Katrina Clarke | April 30, 2017 | CBC Life


(Photo credit: Justin Tallis/AFP/Getty Images)

If the future King of England can’t have a best friend, should your child?

Depends on who you ask.

The question comes after news last month that Prince George will attend Thomas’s Battersea prep school in London come September. Everything royal-related seems to make headlines, but this announcement was unique because of a controversial unofficial policy at the school: no best friends.

“You can get very possessive friendships, and it is much easier if they share friendships and have a wide range of good friends rather than obsessing too much about who their best friend is,” Thomas’s Battersea headmaster Ben Thomas told The Telegraph in 2013. “I would certainly endorse a policy which says we should have lots of good friends, not a best friend.”

The unwritten policy is meant to discourage bullying and encourage inclusivity, said Thomas.

But parenting experts in Canada question if such a ban would be effective, saying it’s normal for kids to have best friends and there’s little or no evidence showing banning best friends stops bullying. Such restrictive policies are symptomatic of today’s helicopter parenting culture, they say.

“I don’t see the value in a policy banning best friends,” said Michele Kambolis, a child and family therapist based in Vancouver and author of Generation Stressed: Play-Based Tools to Help your Child Overcome Anxiety. “It’s natural for some children to want a best friend and for many, it’s a rite of passage.”

Kambolis said a child having someone they call a best friend is a way of communicating a special bond, similar to a teenager calling someone their boyfriend or girlfriend.

“Our deepest instinctual desire is to have a sense of connection, attachment, bond, with other human beings,” she said, noting those relationships are often first built between children and their parents. “It’s what makes us most human.”

As for preventing bullying and cliquey behaviour, Kambolis said there’s no scientific evidence documenting a link between having a best friend and increased rates of bullying. She notes bullying can happen within best friendships just as it can happen in any other relationship.
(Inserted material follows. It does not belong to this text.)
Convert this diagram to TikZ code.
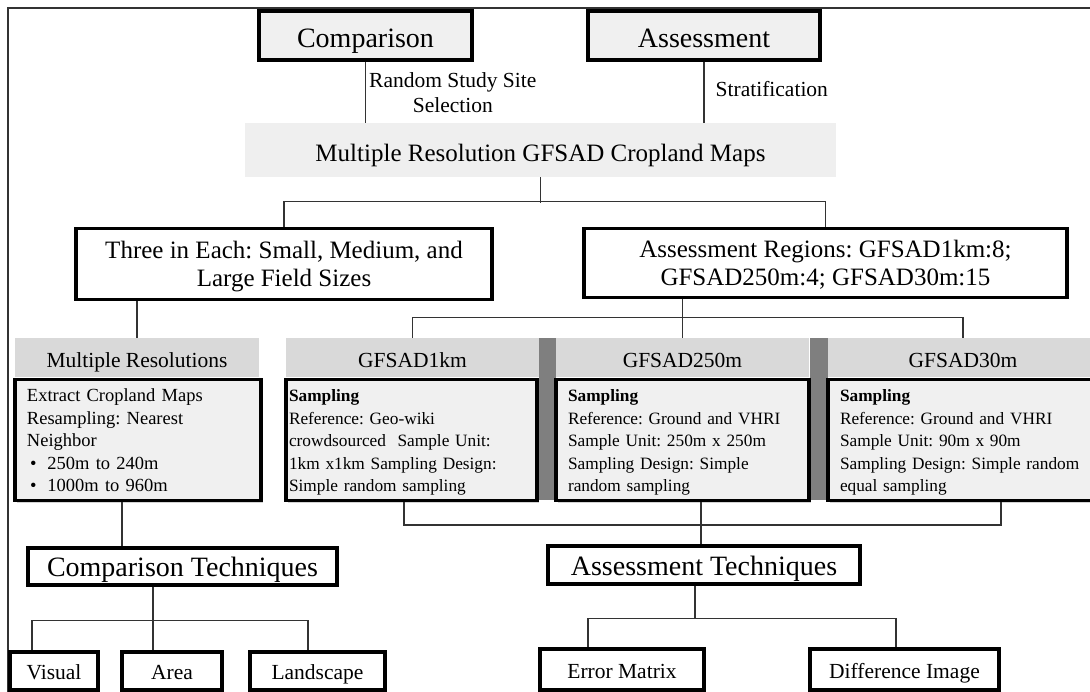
\documentclass[tikz,border=0pt]{standalone}
\usepackage{fontspec}
\setmainfont{Liberation Serif}
\usetikzlibrary{shadows}
\definecolor{boxgray}{HTML}{F0F0F0}
\definecolor{mapgray}{HTML}{EFEFEF}
\definecolor{headgray}{HTML}{D9D9D9}
\definecolor{stripgray}{HTML}{7F7F7F}
\definecolor{linegray}{HTML}{333333}
\frenchspacing

\begin{document}
\begin{tikzpicture}[x=1pt, y=-1pt,
  every node/.style={inner sep=0pt, align=center},
  conn/.style={draw=linegray, line width=1.4pt},
  title/.style={draw, line width=3.4pt, fill=boxgray, text height=25pt, text depth=1.5pt,
    font=\fontsize{28}{30}\selectfont},
  group/.style={draw, line width=3.4pt, fill=white, text depth=0pt,
    font=\fontsize{25}{28.5}\selectfont},
  header/.style={fill=headgray, minimum height=39pt, text height=20.5pt, text depth=1.3pt,
    font=\fontsize{21.5}{24}\selectfont},
  panel/.style={draw, line width=3.2pt, fill=boxgray, align=left, minimum height=121pt,
    text depth=89pt, font=\fontsize{17.3}{22.5}\selectfont,
    drop shadow={shadow xshift=2pt, shadow yshift=-2pt, opacity=.35}},
  leaf/.style={draw, line width=3.2pt, fill=white, text height=18.5pt, text depth=1.3pt,
    font=\fontsize{21.5}{24}\selectfont},
  cue/.style={font=\fontsize{21.5}{25}\selectfont}]
  \useasboundingbox (0,0) rectangle (1090,692);
  \clip (0,0) rectangle (1090,692);
  \draw[linegray, line width=1.5pt] (8,692) |- (1090,8);

  % top
  \node[title, minimum width=213pt, minimum height=49pt] (cmp) at (365.5,35.5) {Comparison};
  \node[title, minimum width=232pt, minimum height=49pt] (ass) at (704,35.5) {Assessment};
  \node[fill=mapgray, minimum width=591pt, minimum height=54pt, text height=24pt, text depth=1.5pt,
        font=\fontsize{25}{28}\selectfont] (maps) at (540.5,150) {Multiple Resolution GFSAD Cropland Maps};

  \node[group, minimum width=416pt, minimum height=71pt] (three) at (284,264)
    {Three in Each: Small, Medium, and\\Large Field Sizes};
  \node[group, minimum width=483pt, minimum height=69pt] (regions) at (825.5,263)
    {Assessment Regions: GFSAD1km:8;\\GFSAD250m:4; GFSAD30m:15};

  % panels
  \fill[stripgray] (539,338) rectangle (556,500);
  \fill[stripgray] (810,338) rectangle (828,500);
  \node[header, minimum width=244pt] (hdrMR)  at (137,357.5)   {Multiple Resolutions};
  \node[header, minimum width=253pt] (hdr1km) at (412.5,357.5) {GFSAD1km};
  \node[header, minimum width=253pt] (hdr250) at (682.5,357.5) {GFSAD250m};
  \node[header, minimum width=270pt] (hdr30)  at (963,357.5)   {GFSAD30m};

  \node[panel, text width=222pt, inner xsep=12pt, font=\fontsize{18.5}{22.5}\selectfont] (boxMR) at (138,440)
    {Extract Cropland Maps\\Resampling: Nearest\\Neighbor\\
     \hspace*{3pt}\textbullet\hspace{11pt}250m to 240m\\
     \hspace*{3pt}\textbullet\hspace{11pt}1000m to 960m};
  \node[panel, text width=245pt, inner xsep=3pt] (box1km) at (411.5,440)
    {\textbf{Sampling}\\Reference: Geo-wiki\\crowdsourced~ Sample Unit:\\1km x1km Sampling Design:\\Simple random sampling};
  \node[panel, text width=229pt, inner xsep=12pt] (box250) at (682.5,440)
    {\textbf{Sampling}\\Reference: Ground and VHRI\\Sample Unit: 250m x 250m\\Sampling Design: Simple\\random sampling};
  \node[panel, text width=246pt, inner xsep=12pt] (box30) at (963,440)
    {\textbf{Sampling}\\Reference: Ground and VHRI\\Sample Unit: 90m x 90m\\Sampling Design: Simple random\\equal sampling};

  % techniques
  \node[title, fill=white, text height=21.5pt, minimum width=309pt, minimum height=37pt] (compTech) at (182.5,566.5) {Comparison Techniques};
  \node[title, fill=white, text height=21.5pt, minimum width=312pt, minimum height=38pt] (assTech) at (704,565) {Assessment Techniques};

  \node[leaf, minimum width=88pt,  minimum height=38pt] (visual)    at (54,671)    {Visual};
  \node[leaf, minimum width=100pt, minimum height=38pt] (area)      at (172,671)   {Area};
  \node[leaf, minimum width=135pt, minimum height=38pt] (landscape) at (317.5,671) {Landscape};
  \node[leaf, minimum width=164pt, minimum height=41pt] (errMat)    at (622,669.5) {Error Matrix};
  \node[leaf, minimum width=189pt, minimum height=41pt] (diffImg)   at (904.5,669.5) {Difference Image};

  % connectors
  \draw[conn] (cmp) -- (cmp |- maps.north)
    node[midway, anchor=west, xshift=3pt, cue] {Random Study Site\\Selection};
  \draw[conn] (ass) -- (ass |- maps.north)
    node[midway, anchor=west, xshift=11pt, yshift=3pt, cue] {Stratification};
  \draw[conn] (maps) -- ++(0,53);
  \draw[conn] (three.north) -- ++(0,-25) -| (regions.north);
  \draw[conn] (hdrMR.north) -- (hdrMR.north |- three.south);
  \draw[conn] (hdr250.north) -- (hdr250.north |- regions.south);
  \draw[conn] (hdr1km.north) -- ++(0,-20) -| (hdr30.north);

  \draw[conn] ([xshift=-16pt]boxMR.south) -- ([xshift=-16pt]boxMR.south |- compTech.north);
  \draw[conn] ([xshift=-29.5pt]compTech.south) -- ++(0,34) -| ([xshift=-22pt]visual.north);
  \draw[conn] ([xshift=-29.5pt]compTech.south) -- ([xshift=-19pt]area.north);
  \draw[conn] ([xshift=-29.5pt]compTech.south) ++(0,34) -| ([xshift=-9.5pt]landscape.north);

  \draw[conn] ([xshift=-7.5pt]box1km.south) -- ++(0,23) -| ([xshift=38pt]box30.south);
  \draw[conn] ([xshift=18.5pt]box250.south) -- ([xshift=18.5pt]box250.south |- assTech.north);
  \draw[conn] ([xshift=-9pt]assTech.south) -- ++(0,33) -| ([xshift=-34pt]errMat.north);
  \draw[conn] ([xshift=-9pt]assTech.south) ++(0,33) -| ([xshift=-8.5pt]diffImg.north);
\end{tikzpicture}
\end{document}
She points to overparenting for why policies like this might exist.

“We live in a culture of overparenting where we’re afraid to allow our children to have experiences,” she said. “(Conflict) is real life and it’s natural, and getting in the way of natural bonds and friendships is another form of overparenting.”

But parenting expert Alyson Schafer says criticism of the school’s stance may be misguided.

“I just think that maybe it got a little misinterpreted about what they’re trying to do,” said Toronto-based Schafer, author of Honey, I Wrecked the Kids. “My guess is that they are trying to promote one of the values they want to teach at an early age…inclusiveness.”

Schafer said the school is likely trying to push children to get to know others whom they might not immediately form bonds with. She applauds the school for recognizing that cliques, bullying and social exclusion can happen as early as age four.

But an actual “best friend ban” would be contradictory to the values they’re trying to enforce, she said.

“How would you say, ‘Don’t like that person,’ while still holding (up) the value of inclusivity?” she said.

Ultimately, Schafer thinks children should be allowed to learn lessons of rejection and exclusion on their own but in a safe, adult-supervised environment.

“One of the ways you learn to be inclusive is when you get rejected,” she said. “You say ‘ouch, that didn’t feel good.'”

“You don’t teach the lesson by avoiding the pain, you teach the lesson by having the pain.”